**Task description**
Go through the entries below, tally each line with the string "this", and give the final number by itself.

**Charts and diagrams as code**
::::::::
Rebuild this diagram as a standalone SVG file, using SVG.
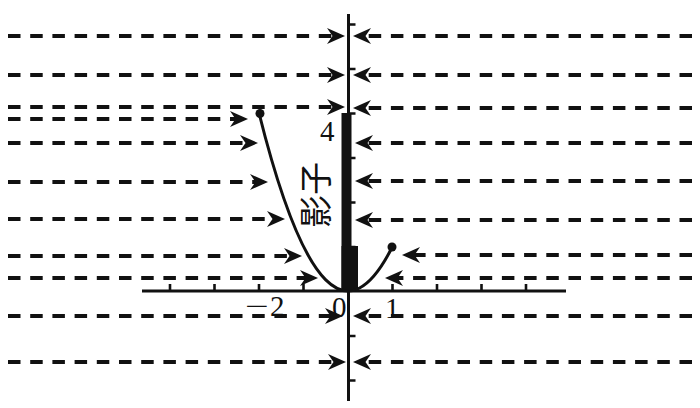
<svg xmlns="http://www.w3.org/2000/svg" width="700" height="408" viewBox="0 0 700 408">
<style>
.ray{fill:none;stroke:#111;stroke-width:3.8;stroke-dasharray:12.5 9.7;marker-end:url(#ah)}
.ax{fill:none;stroke:#111;stroke-width:3}
.tk{fill:none;stroke:#111;stroke-width:2.6}
.lbl{font-family:"Liberation Serif","Times New Roman",serif;font-size:29px;fill:#111}
.cjk{font-family:"Liberation Serif","Noto Sans CJK SC",serif;font-size:33px;fill:#111}
</style>
<defs>
<marker id="ah" markerUnits="userSpaceOnUse" markerWidth="20" markerHeight="18" viewBox="-18 -9 20 18" refX="-12" refY="0" orient="auto" overflow="visible">
<path d="M0,0 L-18,-8 L-12.5,0 L-18,8 Z" fill="#111"/>
</marker>
</defs>
<rect width="700" height="408" fill="#fff"/>
<g id="connectors">
<path class="ray" d="M8,36 H333"/>
<path class="ray" d="M8,75 H333"/>
<path class="ray" d="M8,107 H333"/>
<path class="ray" d="M8,119 H236"/>
<path class="ray" d="M8,143 H246"/>
<path class="ray" d="M8,182 H256"/>
<path class="ray" d="M8,219 H273"/>
<path class="ray" d="M8,256 H290"/>
<path class="ray" d="M8,278 H306"/>
<path class="ray" d="M8,316 H331"/>
<path class="ray" d="M8,362 H334"/>
<path class="ray" d="M692,36 H365"/>
<path class="ray" d="M692,75 H365"/>
<path class="ray" d="M692,108 H365"/>
<path class="ray" d="M692,143 H367"/>
<path class="ray" d="M692,181 H367"/>
<path class="ray" d="M692,220 H367"/>
<path class="ray" d="M692,255 H414"/>
<path class="ray" d="M692,278 H397"/>
<path class="ray" d="M692,316 H365"/>
<path class="ray" d="M692,362 H365"/>
</g>
<g id="axes">
<path class="ax" d="M142,291 H566"/>
<path class="ax" d="M348.5,14 V401"/>
<path class="tk" d="M170,291 v-7 M214.5,291 v-7 M259,291 v-7 M303.5,291 v-7 M392.5,291 v-7 M437,291 v-7 M481.5,291 v-7 M526,291 v-7"/>
<path class="tk" d="M348.5,24.5 h7 M348.5,69 h7 M348.5,113.5 h7 M348.5,158 h7 M348.5,202.5 h7 M348.5,247 h7 M348.5,336 h7 M348.5,380.5 h7"/>
</g>
<g id="shadow">
<rect x="341.5" y="113" width="10" height="178" fill="#111"/>
<rect x="341.5" y="246" width="16.5" height="45" fill="#111"/>
</g>
<g id="curve">
<path d="M259,113 Q325.75,380 392.5,246.5" fill="none" stroke="#111" stroke-width="3"/>
<circle cx="260" cy="113.5" r="4.5" fill="#111"/>
<circle cx="392" cy="247" r="4.5" fill="#111"/>
</g>
<g id="labels">
<text class="lbl" transform="translate(245,316) scale(1.45,1)">−</text>
<text class="lbl" x="270" y="316">2</text>
<text class="lbl" x="332" y="317">0</text>
<text class="lbl" x="385" y="318">1</text>
<text class="lbl" x="320" y="141">4</text>
<text class="cjk" transform="translate(317,195) rotate(-90)" text-anchor="middle" dominant-baseline="central">影子</text>
</g>
</svg>
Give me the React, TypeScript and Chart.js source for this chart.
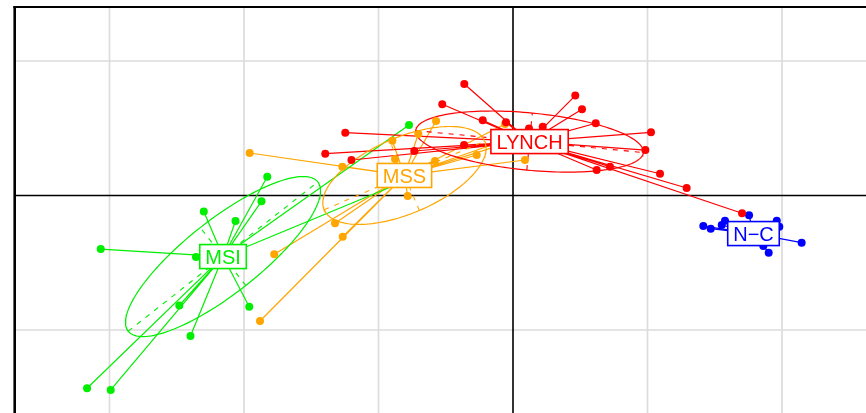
::::::::
**Reply to the exercise**
2